- Born: 1989 (age 36–37) Dangila, Gojjam, Ethiopia
- Education: Addis Ababa University (BA, MA)
- Occupations: Political activist; journalist;
- Known for: Founder of Ethio Nikat Media

= Meskerem Abera =

Ethiopian activist and journalist (born 1989)

Meskerem Abera (Amharic: መስከረም አበራ; born 1989) is an Ethiopian activist and journalist who has been subjected to arbitrary arrest and detention by Abiy Ahmed administration. She has been arrested in April 2023 for alleged terrorism conviction and charged in June.

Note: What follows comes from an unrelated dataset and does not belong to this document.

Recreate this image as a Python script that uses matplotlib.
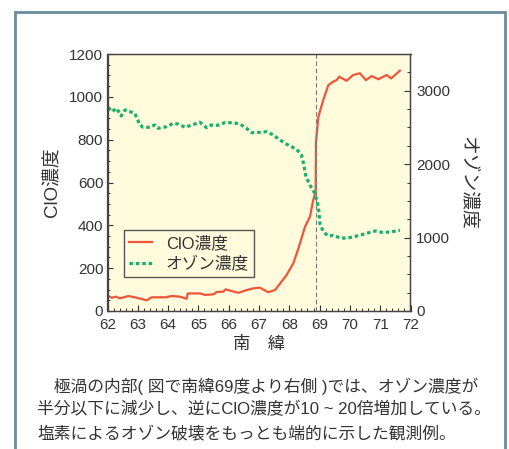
import matplotlib
matplotlib.use("Agg")
import matplotlib.pyplot as plt
from matplotlib.patches import Rectangle
from matplotlib.ticker import MultipleLocator

plt.rcParams['font.family'] = ['Liberation Sans', 'Noto Sans CJK JP', 'DejaVu Sans']

# ClO concentration (left axis)
clo_lat = [62.0, 62.14, 62.28, 62.41, 62.69, 62.96, 63.29, 63.46, 63.95, 64.1, 64.39,
           64.61, 64.65, 65.06, 65.22, 65.5, 65.6, 65.82, 65.9, 66.1, 66.32, 66.6,
           66.82, 67.03, 67.14, 67.31, 67.53, 67.7, 67.91, 68.13, 68.3, 68.52,
           68.68, 68.79, 68.87, 68.88, 68.96, 69.12, 69.29, 69.45, 69.56, 69.65,
           69.89, 70.11, 70.33, 70.53, 70.72, 70.94, 71.21, 71.36, 71.65]
clo_val = [72, 62, 67, 59, 70, 62, 50, 64, 64, 70, 67,
           57, 82, 82, 75, 78, 89, 90, 101, 93, 85, 98,
           106, 109, 100, 88, 98, 129, 168, 222, 292, 394,
           440, 518, 560, 790, 907, 985, 1055, 1071, 1078, 1094,
           1075, 1102, 1110, 1078, 1097, 1082, 1102, 1086, 1122]

# ozone concentration (right axis)
o3_lat = [62.03, 62.14, 62.3, 62.45, 62.58, 62.74, 62.9, 63.07, 63.18, 63.4, 63.56,
          63.67, 63.95, 64.17, 64.34, 64.56, 64.78, 65.05, 65.27, 65.43, 65.65,
          65.87, 66.15, 66.37, 66.59, 66.76, 67.03, 67.25, 67.47, 67.69, 67.96,
          68.24, 68.4, 68.48, 68.55, 68.68, 68.84, 68.96, 69.01, 69.12, 69.29,
          69.45, 69.72, 70.0, 70.27, 70.55, 70.83, 71.05, 71.32, 71.65]
o3_val = [2774, 2715, 2760, 2656, 2738, 2715, 2693, 2533, 2502, 2502, 2533,
          2488, 2510, 2556, 2545, 2502, 2533, 2570, 2497, 2533, 2530,
          2565, 2565, 2546, 2488, 2429, 2433, 2442, 2397, 2329, 2261,
          2202, 2125, 1990, 1830, 1716, 1603, 1421, 1194, 1080, 1021,
          1030, 990, 1000, 1026, 1058, 1090, 1072, 1075, 1099]

boundary_lat = 68.88

ax_bg = '#fffbdc'
red = '#f0553a'
green = '#16b26a'
dark = '#333333'

fig = plt.figure(figsize=(5.10, 4.49), dpi=100)
fig.patch.set_facecolor('white')

# frame around the figure
fig.patches.append(Rectangle((15 / 510, -0.05), 490 / 510, 1.05 - 12 / 449,
                             transform=fig.transFigure, fill=False,
                             edgecolor='#6a8c9e', linewidth=2))

ax = fig.add_axes([107.5 / 510, 1 - 311 / 449, 303 / 510, 257 / 449])
ax.set_facecolor(ax_bg)
ax2 = ax.twinx()

l1, = ax.plot(clo_lat, clo_val, color=red, lw=1.6, label='ClO濃度')
l2, = ax2.plot(o3_lat, o3_val, color=green, lw=2.3, ls=(0, (1.1, 0.9)), label='オゾン濃度')
ax.axvline(boundary_lat, color='#777777', lw=0.8, ls=(0, (4, 2.5)))

ax.set_xlim(62, 72)
ax.set_ylim(0, 1200)
ax2.set_ylim(0, 3500)
ax.xaxis.set_major_locator(MultipleLocator(1))
ax.xaxis.set_minor_locator(MultipleLocator(0.2))
ax.yaxis.set_major_locator(MultipleLocator(200))
ax.yaxis.set_minor_locator(MultipleLocator(50))
ax2.yaxis.set_major_locator(MultipleLocator(1000))
ax2.yaxis.set_minor_locator(MultipleLocator(250))

for a in (ax, ax2):
    a.tick_params(which='both', direction='in', colors=dark, labelsize=11)
    a.tick_params(which='major', length=4, width=0.8)
    a.tick_params(which='minor', length=2.5, width=0.7)
    for s in a.spines.values():
        s.set_color('#444444')
        s.set_linewidth(0.9)
ax.tick_params(axis='y', pad=3)
ax.tick_params(axis='x', pad=5)
ax2.tick_params(axis='y', pad=4)

ax.set_xlabel('南　緯', fontsize=12.5, color=dark, labelpad=3)
ax.set_ylabel('ClO濃度', fontsize=13.5, color=dark, labelpad=6)
ax2.set_ylabel('オゾン濃度', fontsize=13.5, color=dark, rotation=270, labelpad=19)

leg = ax.legend([l1, l2], ['ClO濃度', 'オゾン濃度'], loc='upper left',
                bbox_to_anchor=(0.055, 0.315), borderaxespad=0, fontsize=12,
                fancybox=False, framealpha=1, facecolor=ax_bg, edgecolor='#555555',
                handlelength=1.4, handletextpad=0.8, borderpad=0.3, labelspacing=0.3)
leg.get_frame().set_linewidth(1.0)
for t in leg.get_texts():
    t.set_color(dark)

caption = ['　極渦の内部( 図で南緯69度より右側 )では、オゾン濃度が',
           '半分以下に減少し、逆にClO濃度が10 ~ 20倍増加している。',
           '塩素によるオゾン破壊をもっとも端的に示した観測例。']
for i, line in enumerate(caption):
    fig.text(37 / 510, 1 - (386 + 23.5 * i) / 449, line, fontsize=12.1,
             color=dark, va='center', ha='left')

fig.savefig('out.png', dpi=100)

In November 2024, Meskerem's sentence was commuted from one year to four months.

== Biography ==
=== Early life and education ===
Meskerem Abera was born in 1989 in Dangila town in Gojjam. She completed her elementary, secondary school educations at Dangla, earning her BA in history and historical management and her MA in Development Studies from Addis Ababa University. Meskerem served in different capacities, such as the an instructor at Hawassa Teachers College at Hawassa University. At the college, she was known for conducting research on socio-economics matters.

===Journalism and activism===
Meskerem is a journalist and activist, and the founder of a YouTube channel called Ethio Nikat Media. In April 2023, she was detained in Addis Ababa for alleged "inciting violence and rioting" and charged with terrorism in June. In May, she joined a hunger strike what the detainees described a political persecution. Meskerem was one of the Committee to Protect Journalists. According to the Amhara Association of America, she has been guilty for alleged computer crimes according to her lawyer who spoke to BBC.

On 25 November 2024, the federal court commuted Meskerem's sentence from one year to four months.